— start of Source excerpt —

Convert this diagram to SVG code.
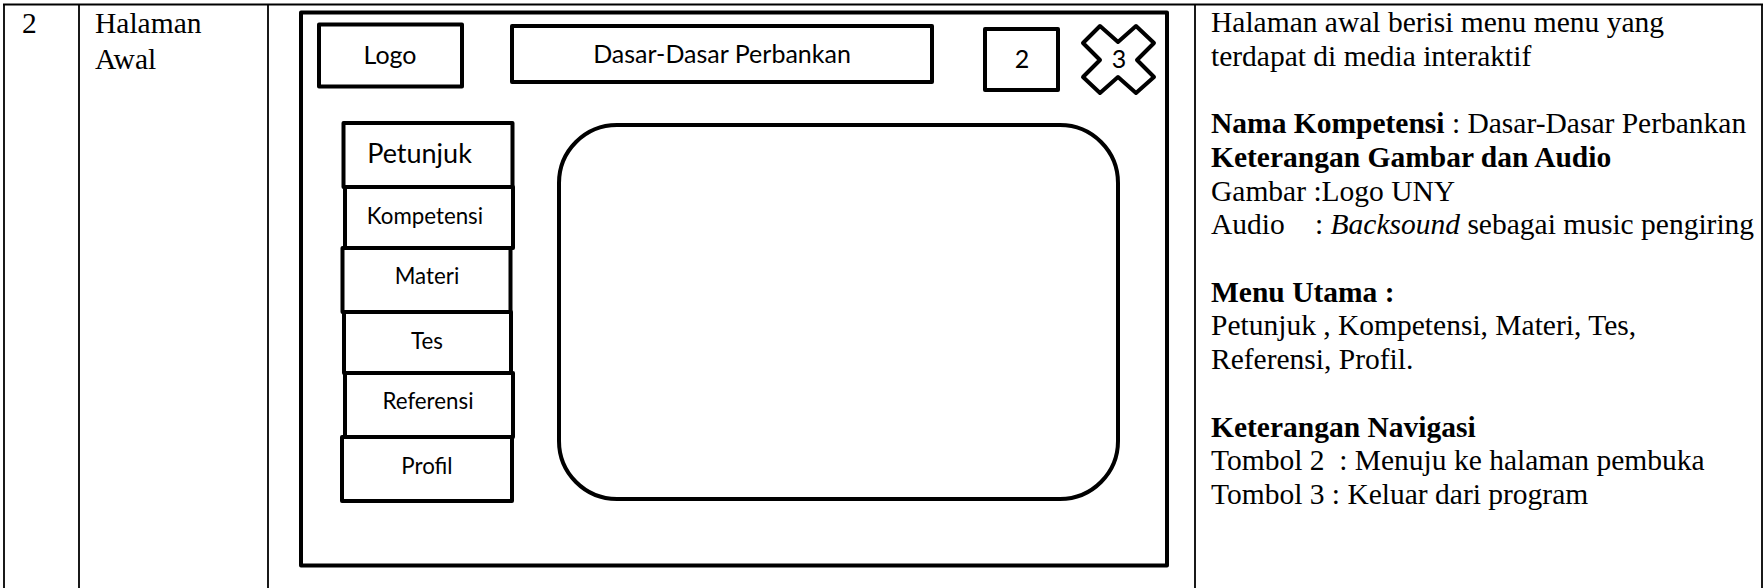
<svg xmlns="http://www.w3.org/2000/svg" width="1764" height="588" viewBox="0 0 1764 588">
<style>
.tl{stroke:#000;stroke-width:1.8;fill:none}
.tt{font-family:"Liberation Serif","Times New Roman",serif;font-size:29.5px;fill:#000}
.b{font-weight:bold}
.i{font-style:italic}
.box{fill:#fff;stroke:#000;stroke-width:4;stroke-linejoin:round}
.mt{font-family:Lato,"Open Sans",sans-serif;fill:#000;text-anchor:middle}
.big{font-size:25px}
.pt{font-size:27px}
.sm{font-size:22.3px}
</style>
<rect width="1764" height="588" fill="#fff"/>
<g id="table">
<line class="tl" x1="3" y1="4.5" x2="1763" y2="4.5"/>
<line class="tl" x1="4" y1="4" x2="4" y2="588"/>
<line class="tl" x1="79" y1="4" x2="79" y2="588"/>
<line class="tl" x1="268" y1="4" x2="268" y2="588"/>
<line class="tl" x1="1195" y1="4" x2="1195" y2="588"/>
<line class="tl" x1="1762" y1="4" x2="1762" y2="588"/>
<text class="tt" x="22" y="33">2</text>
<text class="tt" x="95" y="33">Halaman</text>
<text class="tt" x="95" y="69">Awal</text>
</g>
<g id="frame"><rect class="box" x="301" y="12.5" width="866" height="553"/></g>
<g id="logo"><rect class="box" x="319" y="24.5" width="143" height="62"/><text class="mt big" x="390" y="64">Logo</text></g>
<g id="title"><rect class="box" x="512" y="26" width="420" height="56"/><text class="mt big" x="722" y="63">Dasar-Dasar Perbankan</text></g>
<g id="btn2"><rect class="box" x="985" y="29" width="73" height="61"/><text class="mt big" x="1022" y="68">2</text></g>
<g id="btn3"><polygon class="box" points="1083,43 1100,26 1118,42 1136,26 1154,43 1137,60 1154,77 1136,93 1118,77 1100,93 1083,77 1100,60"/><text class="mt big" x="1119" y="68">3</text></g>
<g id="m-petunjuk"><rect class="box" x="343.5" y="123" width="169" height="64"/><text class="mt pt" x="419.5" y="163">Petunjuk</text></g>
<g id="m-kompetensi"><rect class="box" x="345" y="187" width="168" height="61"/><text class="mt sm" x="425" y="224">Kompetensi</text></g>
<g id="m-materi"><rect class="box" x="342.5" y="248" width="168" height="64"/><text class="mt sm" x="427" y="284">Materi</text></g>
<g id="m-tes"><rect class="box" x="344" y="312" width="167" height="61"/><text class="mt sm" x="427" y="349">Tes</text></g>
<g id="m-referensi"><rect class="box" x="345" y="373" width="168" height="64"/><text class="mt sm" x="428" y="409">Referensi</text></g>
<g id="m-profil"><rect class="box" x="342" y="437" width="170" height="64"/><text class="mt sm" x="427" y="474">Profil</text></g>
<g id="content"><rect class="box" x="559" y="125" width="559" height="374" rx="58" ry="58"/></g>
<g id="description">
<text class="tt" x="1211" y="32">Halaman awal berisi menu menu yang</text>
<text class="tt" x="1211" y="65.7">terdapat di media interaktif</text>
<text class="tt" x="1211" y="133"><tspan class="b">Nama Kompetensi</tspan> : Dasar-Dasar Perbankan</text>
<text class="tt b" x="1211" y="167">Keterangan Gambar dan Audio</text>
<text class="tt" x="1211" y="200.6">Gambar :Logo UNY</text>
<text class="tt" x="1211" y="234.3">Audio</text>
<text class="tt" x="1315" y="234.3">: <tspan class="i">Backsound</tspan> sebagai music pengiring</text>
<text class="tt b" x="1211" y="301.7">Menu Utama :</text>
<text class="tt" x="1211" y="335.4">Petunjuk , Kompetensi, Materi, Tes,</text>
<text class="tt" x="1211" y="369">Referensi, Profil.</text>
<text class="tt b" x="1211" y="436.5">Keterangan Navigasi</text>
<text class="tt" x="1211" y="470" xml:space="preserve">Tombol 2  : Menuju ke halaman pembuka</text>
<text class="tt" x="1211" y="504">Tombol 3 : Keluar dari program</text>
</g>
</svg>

— end of Source excerpt —

Except for the pictures, give all the material above again verbatim.

§ **Written solution**
Convert this diagram to SVG code.
<svg xmlns="http://www.w3.org/2000/svg" width="1764" height="588" viewBox="0 0 1764 588">
<style>
.tl{stroke:#000;stroke-width:1.8;fill:none}
.tt{font-family:"Liberation Serif","Times New Roman",serif;font-size:29.5px;fill:#000}
.b{font-weight:bold}
.i{font-style:italic}
.box{fill:#fff;stroke:#000;stroke-width:4;stroke-linejoin:round}
.mt{font-family:Lato,"Open Sans",sans-serif;fill:#000;text-anchor:middle}
.big{font-size:25px}
.pt{font-size:27px}
.sm{font-size:22.3px}
</style>
<rect width="1764" height="588" fill="#fff"/>
<g id="table">
<line class="tl" x1="3" y1="4.5" x2="1763" y2="4.5"/>
<line class="tl" x1="4" y1="4" x2="4" y2="588"/>
<line class="tl" x1="79" y1="4" x2="79" y2="588"/>
<line class="tl" x1="268" y1="4" x2="268" y2="588"/>
<line class="tl" x1="1195" y1="4" x2="1195" y2="588"/>
<line class="tl" x1="1762" y1="4" x2="1762" y2="588"/>
<text class="tt" x="22" y="33">2</text>
<text class="tt" x="95" y="33">Halaman</text>
<text class="tt" x="95" y="69">Awal</text>
</g>
<g id="frame"><rect class="box" x="301" y="12.5" width="866" height="553"/></g>
<g id="logo"><rect class="box" x="319" y="24.5" width="143" height="62"/><text class="mt big" x="390" y="64">Logo</text></g>
<g id="title"><rect class="box" x="512" y="26" width="420" height="56"/><text class="mt big" x="722" y="63">Dasar-Dasar Perbankan</text></g>
<g id="btn2"><rect class="box" x="985" y="29" width="73" height="61"/><text class="mt big" x="1022" y="68">2</text></g>
<g id="btn3"><polygon class="box" points="1083,43 1100,26 1118,42 1136,26 1154,43 1137,60 1154,77 1136,93 1118,77 1100,93 1083,77 1100,60"/><text class="mt big" x="1119" y="68">3</text></g>
<g id="m-petunjuk"><rect class="box" x="343.5" y="123" width="169" height="64"/><text class="mt pt" x="419.5" y="163">Petunjuk</text></g>
<g id="m-kompetensi"><rect class="box" x="345" y="187" width="168" height="61"/><text class="mt sm" x="425" y="224">Kompetensi</text></g>
<g id="m-materi"><rect class="box" x="342.5" y="248" width="168" height="64"/><text class="mt sm" x="427" y="284">Materi</text></g>
<g id="m-tes"><rect class="box" x="344" y="312" width="167" height="61"/><text class="mt sm" x="427" y="349">Tes</text></g>
<g id="m-referensi"><rect class="box" x="345" y="373" width="168" height="64"/><text class="mt sm" x="428" y="409">Referensi</text></g>
<g id="m-profil"><rect class="box" x="342" y="437" width="170" height="64"/><text class="mt sm" x="427" y="474">Profil</text></g>
<g id="content"><rect class="box" x="559" y="125" width="559" height="374" rx="58" ry="58"/></g>
<g id="description">
<text class="tt" x="1211" y="32">Halaman awal berisi menu menu yang</text>
<text class="tt" x="1211" y="65.7">terdapat di media interaktif</text>
<text class="tt" x="1211" y="133"><tspan class="b">Nama Kompetensi</tspan> : Dasar-Dasar Perbankan</text>
<text class="tt b" x="1211" y="167">Keterangan Gambar dan Audio</text>
<text class="tt" x="1211" y="200.6">Gambar :Logo UNY</text>
<text class="tt" x="1211" y="234.3">Audio</text>
<text class="tt" x="1315" y="234.3">: <tspan class="i">Backsound</tspan> sebagai music pengiring</text>
<text class="tt b" x="1211" y="301.7">Menu Utama :</text>
<text class="tt" x="1211" y="335.4">Petunjuk , Kompetensi, Materi, Tes,</text>
<text class="tt" x="1211" y="369">Referensi, Profil.</text>
<text class="tt b" x="1211" y="436.5">Keterangan Navigasi</text>
<text class="tt" x="1211" y="470" xml:space="preserve">Tombol 2  : Menuju ke halaman pembuka</text>
<text class="tt" x="1211" y="504">Tombol 3 : Keluar dari program</text>
</g>
</svg>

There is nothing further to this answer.